- [What this task involves]
Could the lines from the start of the data through the line with "from bokeh.resources import INLINE" be set down exactly, with no pictures among them?

- [Material provided]
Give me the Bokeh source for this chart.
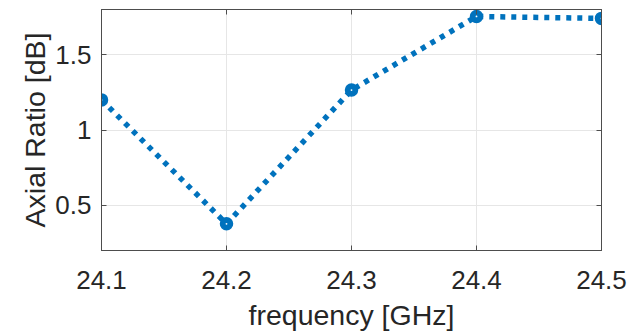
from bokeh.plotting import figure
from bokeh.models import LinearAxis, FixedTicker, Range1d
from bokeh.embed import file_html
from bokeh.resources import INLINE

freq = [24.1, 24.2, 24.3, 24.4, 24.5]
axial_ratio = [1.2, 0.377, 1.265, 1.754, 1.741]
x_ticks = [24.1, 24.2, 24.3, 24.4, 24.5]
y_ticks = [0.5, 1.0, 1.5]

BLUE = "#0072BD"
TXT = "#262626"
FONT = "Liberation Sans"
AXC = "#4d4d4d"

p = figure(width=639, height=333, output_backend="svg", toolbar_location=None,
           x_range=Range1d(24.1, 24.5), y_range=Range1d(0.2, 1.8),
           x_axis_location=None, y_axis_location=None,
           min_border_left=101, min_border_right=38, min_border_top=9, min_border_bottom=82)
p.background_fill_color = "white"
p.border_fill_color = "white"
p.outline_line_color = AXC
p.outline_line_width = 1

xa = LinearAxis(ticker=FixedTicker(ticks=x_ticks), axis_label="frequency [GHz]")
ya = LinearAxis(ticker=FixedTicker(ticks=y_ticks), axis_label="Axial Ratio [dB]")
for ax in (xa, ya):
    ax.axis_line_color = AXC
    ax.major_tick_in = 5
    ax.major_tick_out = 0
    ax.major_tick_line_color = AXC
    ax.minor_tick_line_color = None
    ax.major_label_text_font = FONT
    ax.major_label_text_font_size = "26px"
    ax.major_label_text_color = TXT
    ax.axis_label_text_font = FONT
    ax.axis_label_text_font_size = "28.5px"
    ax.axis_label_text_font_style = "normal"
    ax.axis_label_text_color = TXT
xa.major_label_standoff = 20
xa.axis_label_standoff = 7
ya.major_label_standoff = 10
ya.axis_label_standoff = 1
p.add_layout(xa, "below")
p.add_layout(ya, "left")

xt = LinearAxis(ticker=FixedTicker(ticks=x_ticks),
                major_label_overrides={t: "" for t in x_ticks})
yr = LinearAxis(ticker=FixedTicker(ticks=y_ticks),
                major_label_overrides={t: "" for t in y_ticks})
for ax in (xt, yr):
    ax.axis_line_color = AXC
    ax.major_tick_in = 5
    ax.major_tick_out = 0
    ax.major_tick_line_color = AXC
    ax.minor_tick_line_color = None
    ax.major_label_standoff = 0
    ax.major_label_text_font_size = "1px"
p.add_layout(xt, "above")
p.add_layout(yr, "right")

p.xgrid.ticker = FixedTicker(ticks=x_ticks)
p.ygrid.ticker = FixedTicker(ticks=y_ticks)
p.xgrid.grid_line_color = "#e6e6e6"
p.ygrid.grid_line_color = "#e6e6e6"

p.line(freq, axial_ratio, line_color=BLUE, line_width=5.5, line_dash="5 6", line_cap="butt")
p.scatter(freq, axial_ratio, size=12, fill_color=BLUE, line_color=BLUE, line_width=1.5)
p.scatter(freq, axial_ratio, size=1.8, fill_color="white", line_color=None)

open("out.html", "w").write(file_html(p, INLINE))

- [Final answer]
Give me the Bokeh source for this chart.
from bokeh.plotting import figure
from bokeh.models import LinearAxis, FixedTicker, Range1d
from bokeh.embed import file_html
from bokeh.resources import INLINE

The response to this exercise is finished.